(Rows from a dataset)

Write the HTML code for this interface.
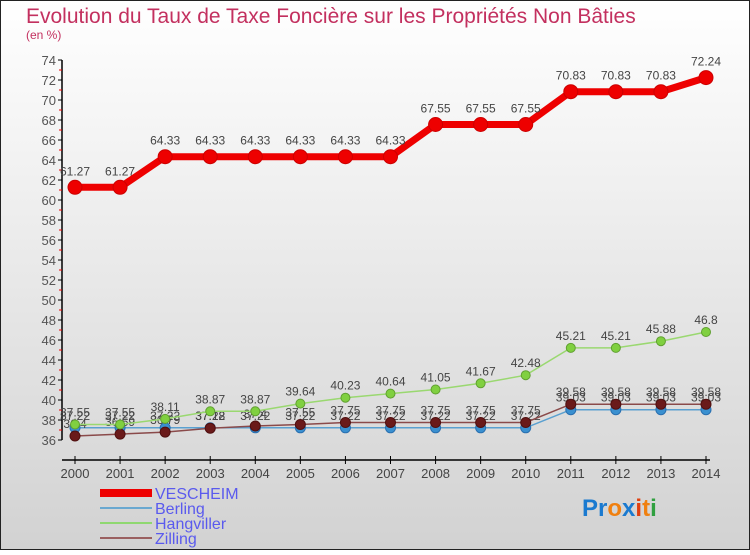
<!DOCTYPE html>
<html><head><meta charset="utf-8"><style>
html,body{margin:0;padding:0}
body{width:750px;height:550px;overflow:hidden;font-family:"Liberation Sans",sans-serif}
</style></head><body>
<svg width="750" height="550" xmlns="http://www.w3.org/2000/svg">
<defs><linearGradient id="bg" x1="0" y1="0" x2="0" y2="1"><stop offset="0" stop-color="#ffffff"/><stop offset="1" stop-color="#d2d2d2"/></linearGradient></defs>
<rect x="0.5" y="0.5" width="749" height="549" fill="url(#bg)" stroke="#222"/>
<text x="26" y="23" font-size="21" fill="#c3305f">Evolution du Taux de Taxe Foncière sur les Propriétés Non Bâties</text>
<text x="26" y="39" font-size="12" fill="#c3305f">(en %)</text>
<g id="axes"></g><g id="series"></g>
<g>
<rect x="100" y="489" width="52" height="8" fill="#e00"/>
<text x="155" y="499" font-size="16" fill="#5a5aee">VESCHEIM</text>
<line x1="100" y1="508" x2="152" y2="508" stroke="#6aa8d0" stroke-width="2"/>
<text x="155" y="514" font-size="16" fill="#5a5aee">Berling</text>
<line x1="100" y1="523" x2="152" y2="523" stroke="#8fd870" stroke-width="2"/>
<text x="155" y="529" font-size="16" fill="#5a5aee">Hangviller</text>
<line x1="100" y1="538" x2="152" y2="538" stroke="#9a6060" stroke-width="2"/>
<text x="155" y="544" font-size="16" fill="#5a5aee">Zilling</text>
</g>
<text x="582" y="516" font-size="24" font-weight="bold"><tspan fill="#1a7ad0">Pr</tspan><tspan fill="#f08010">o</tspan><tspan fill="#1a7ad0">x</tspan><tspan fill="#e04010">i</tspan><tspan fill="#f08010">t</tspan><tspan fill="#30a040">i</tspan></text>
</svg>
<script>
const years=[2000,2001,2002,2003,2004,2005,2006,2007,2008,2009,2010,2011,2012,2013,2014];
const vescheim=[61.27,61.27,64.33,64.33,64.33,64.33,64.33,64.33,67.55,67.55,67.55,70.83,70.83,70.83,72.24];
const berling=[37.22,37.22,37.22,37.22,37.22,37.22,37.22,37.22,37.22,37.22,37.22,39.03,39.03,39.03,39.03];
const hangviller=[37.55,37.55,38.11,38.87,38.87,39.64,40.23,40.64,41.05,41.67,42.48,45.21,45.21,45.88,46.8];
const zilling=[36.4,36.59,36.79,37.18,37.4,37.55,37.75,37.75,37.75,37.75,37.75,39.58,39.58,39.58,39.58];
const yTicks=[36,38,40,42,44,46,48,50,52,54,56,58,60,62,64,66,68,70,72,74];
const NS="http://www.w3.org/2000/svg";
const x=i=>75+i*(706-75)/(years.length-1);
const y=v=>440-(v-36)*10;
function mk(t,a,p){const e=document.createElementNS(NS,t);for(const k in a)e.setAttribute(k,a[k]);p.appendChild(e);return e;}
const ax=document.getElementById('axes');
let l=mk('line',{x1:62,y1:y(74),x2:62,y2:y(36),stroke:'#000','stroke-width':1.5},ax);


l=mk('line',{x1:62,y1:460,x2:710,y2:460,stroke:'#000','stroke-width':1.5},ax);


yTicks.forEach(v=>{
 mk('line',{x1:58,y1:y(v),x2:62,y2:y(v),stroke:'#000'},ax);
 if(v<74)mk('line',{x1:59,y1:y(v+1),x2:62,y2:y(v+1),stroke:'#e00'},ax);
 const t=mk('text',{x:56,y:y(v)+5,'font-size':13,fill:'#555','text-anchor':'end'},ax);
 
 
 t.textContent=v;
});
years.forEach((yr,i)=>{
 mk('line',{x1:x(i),y1:456,x2:x(i),y2:464,stroke:'#000'},ax);
 const t=mk('text',{x:x(i),y:478,'font-size':13,fill:'#444','text-anchor':'middle'},ax);
 
 
 t.textContent=yr;
});
const sg=document.getElementById('series');
function draw(name,vals,color,w,r,dot,dotStroke){
 const g=mk('g',{},sg);
 
 
 const p=mk('polyline',{points:vals.map((v,i)=>x(i)+','+y(v)).join(' '),fill:'none',stroke:color,'stroke-width':w},g);
 
 
 vals.forEach((v,i)=>{
  const c=mk('circle',{cx:x(i),cy:y(v),r:r,fill:dot,stroke:dotStroke,'stroke-width':1},g);
  
  
  const t=mk('text',{x:x(i),y:y(v)-(name==='vescheim'?12:8),'font-size':12,fill:'#444','text-anchor':'middle'},g);
  
  
  t.textContent=v;
 });
}
draw('berling',berling,'#5aa0d0',1.5,5,'#3a90d0','#2a70b0');
draw('zilling',zilling,'#8a4a4a',1.5,5,'#6a1a1a','#501010');
draw('hangviller',hangviller,'#9ad870',1.5,4.5,'#80d040','#60a030');
draw('vescheim',vescheim,'#ee0000',7,7,'#ee0000','#cc0000');
</script>
</body></html>
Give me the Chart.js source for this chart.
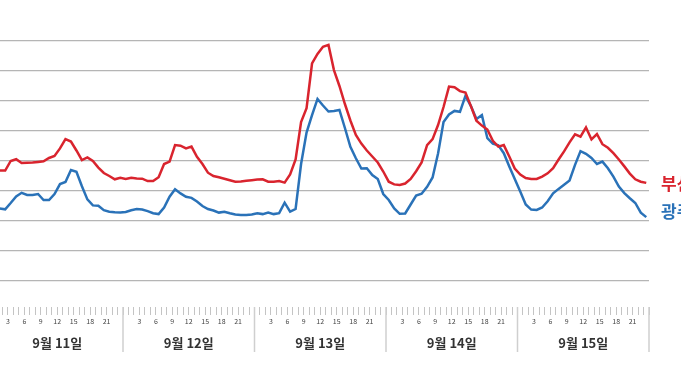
<!DOCTYPE html>
<html>
<head>
<meta charset="utf-8">
<script src="https://cdn.jsdelivr.net/npm/chart.js@4.4.1/dist/chart.umd.min.js"></script>
<style>
  html, body { margin: 0; padding: 0; background: #fff; overflow: hidden; }
  #wrap { position: absolute; left: -20px; top: 0; width: 720px; height: 380px; }
</style>
</head>
<body>
<div id="wrap"><canvas id="chart"></canvas></div>
<script>
// hourly values, 9/11 01h .. 9/15 24h
const days = ['9월 11일', '9월 12일', '9월 13일', '9월 14일', '9월 15일']
const hourLabels = [3, 6, 9, 12, 15, 18, 21]
const gridValues = [10, 20, 30, 40, 50, 60, 70, 80, 90]

const busan = [
  47, 46.8, 46.8, 50, 50.6, 49.3, 49.4, 49.5, 49.7, 49.9, 51, 51.7, 54.2, 57.3, 56.5, 53.5, 50.3, 51.2, 50, 47.8, 46, 45, 43.9, 44.4,
  44, 44.4, 44.2, 44.1, 43.3, 43.3, 44.6, 49, 49.8, 55.3, 55.1, 54.2, 54.8, 51.4, 49, 46.1, 45, 44.6, 44.1, 43.6, 43.1, 43.2, 43.4, 43.6,
  43.8, 43.9, 43.1, 43.1, 43.3, 42.8, 45.5, 50.5, 63, 67.6, 82.5, 85.7, 88.1, 88.7, 80.3, 75, 69, 63.5, 58.7, 55.8, 53.5, 51.5, 49.5, 46.5,
  43.1, 42.2, 42, 42.5, 44, 46.6, 49.5, 55.3, 57.3, 62, 68, 74.8, 74.6, 73.3, 72.8, 68.3, 63.4, 61.8, 60.5, 56.7, 54.8, 55.3, 51.5, 47.5,
  45.5, 44.3, 44, 44, 44.8, 45.9, 47.6, 50.5, 53.2, 56.2, 58.9, 58.1, 61.2, 57.2, 59, 55.6, 54.4, 52.6, 50.5, 48.2, 45.8, 43.9, 43.1, 42.7
]
const gwangju = [
  34.3, 34.2, 33.9, 36, 38.2, 39.4, 38.7, 38.7, 39, 37, 37, 39, 42.3, 43, 47, 46.4, 41.6, 37.2, 35.2, 35.1, 33.6, 33.1, 32.9, 32.8,
  33, 33.6, 34, 33.8, 33.3, 32.6, 32.3, 34.5, 38.1, 40.6, 39.2, 38.1, 37.7, 36.5, 35, 34, 33.5, 32.8, 33.1, 32.6, 32.2, 32, 32, 32.2,
  32.6, 32.3, 32.8, 32.3, 32.6, 36.1, 33.1, 34, 49, 59.5, 65.3, 70.7, 68.5, 66.5, 66.7, 67, 61, 54.7, 50.9, 47.5, 47.6, 45.3, 44, 39,
  37, 34.2, 32.4, 32.5, 35.5, 38.5, 39.1, 41.4, 44.5, 52.5, 63, 65.5, 66.7, 66.4, 71.7, 68.3, 64, 65.3, 57.6, 55.8, 55.2, 52.6, 48.2, 44,
  39.8, 35.5, 33.8, 33.7, 34.5, 36.6, 39.2, 40.7, 42.1, 43.5, 48.7, 53.3, 52.4, 51, 49, 49.8, 47.6, 44.8, 41.5, 39.3, 37.6, 36, 32.8, 31.3
]

const RED = '#d9242e'
const BLUE = '#2a72b8'
const KR = '"Noto Sans CJK KR", "Noto Sans", sans-serif'

function toPoints(arr) {
    return arr.map((v, i) => ({x: i + 0.5, y: v}))
}

// day names, separators and end labels
const extras = {
    id: 'extras',
    afterDraw(chart) {
        const ctx = chart.ctx
        const xs = chart.scales.x
        const area = chart.chartArea
        ctx.save()
        ctx.strokeStyle = '#cfcfcf'
        ctx.lineWidth = 1.5
        for (let d = 0; d <= days.length; d++) {
            let x = xs.getPixelForValue(d * 24)
            ctx.beginPath()
            ctx.moveTo(x, area.bottom)
            ctx.lineTo(x, area.bottom + 45)
            ctx.stroke()
        }
        ctx.fillStyle = '#333'
        ctx.font = 'bold 13px ' + KR
        ctx.textAlign = 'center'
        ctx.textBaseline = 'middle'
        days.forEach((d, i) => {
            ctx.fillText(d, xs.getPixelForValue(i * 24 + 12), area.bottom + 36)
        })
        // series names at line ends
        const dy = [1, -6]
        ctx.font = 'bold 17px ' + KR
        ctx.textAlign = 'left'
        chart.data.datasets.forEach((ds, i) => {
            let pts = chart.getDatasetMeta(i).data
            let last = pts[pts.length - 1]
            ctx.fillStyle = ds.borderColor
            ctx.fillText(ds.label, area.right + 12, last.y + dy[i])
        })
        ctx.restore()
    }
}

new Chart(document.getElementById('chart'), {
    type: 'line',
    data: {
        datasets: [
            {label: '부산', data: toPoints(busan), borderColor: RED, borderWidth: 2.5, pointRadius: 0, tension: 0},
            {label: '광주', data: toPoints(gwangju), borderColor: BLUE, borderWidth: 2.5, pointRadius: 0, tension: 0}
        ]
    },
    options: {
        responsive: true,
        maintainAspectRatio: false,
        animation: false,
        events: [],
        layout: {padding: {left: 11.5, right: 51, top: 41, bottom: 0}},
        plugins: {legend: {display: false}, tooltip: {enabled: false}},
        scales: {
            x: {
                type: 'linear',
                min: 0,
                max: days.length * 24,
                afterBuildTicks: s => {
                    let t = []
                    for (let h = 0; h <= days.length * 24; h++) t.push({value: h})
                    s.ticks = t
                },
                afterFit: s => { s.height = 73 },
                border: {display: false},
                grid: {drawOnChartArea: false, drawTicks: true, tickLength: 8, color: '#c4c4c4', lineWidth: 1},
                ticks: {
                    autoSkip: false,
                    maxRotation: 0,
                    padding: 2,
                    color: '#444',
                    font: {family: KR, size: 7},
                    callback: v => hourLabels.includes(v % 24) ? String(v % 24) : ''
                }
            },
            y: {
                min: 4 / 3,
                max: 90,
                afterBuildTicks: s => { s.ticks = gridValues.map(v => ({value: v})) },
                afterFit: s => { s.width = 0 },
                border: {display: false},
                grid: {color: '#b5b5b5', lineWidth: 1.2, drawTicks: false},
                ticks: {display: false}
            }
        }
    },
    plugins: [extras]
})
</script>
</body>
</html>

# BRIEF:
Taking the material above, give again exactly the lines from the one holding "Give me the Chart.js source for this chart." through the one holding "70, 80, 90]", with both ends and without pictures.

# ANSWER TO THIS TASK:
Give me the Chart.js source for this chart.
<!DOCTYPE html>
<html>
<head>
<meta charset="utf-8">
<script src="https://cdn.jsdelivr.net/npm/chart.js@4.4.1/dist/chart.umd.min.js"></script>
<style>
  html, body { margin: 0; padding: 0; background: #fff; overflow: hidden; }
  #wrap { position: absolute; left: -20px; top: 0; width: 720px; height: 380px; }
</style>
</head>
<body>
<div id="wrap"><canvas id="chart"></canvas></div>
<script>
// hourly values, 9/11 01h .. 9/15 24h
const days = ['9월 11일', '9월 12일', '9월 13일', '9월 14일', '9월 15일']
const hourLabels = [3, 6, 9, 12, 15, 18, 21]
const gridValues = [10, 20, 30, 40, 50, 60, 70, 80, 90]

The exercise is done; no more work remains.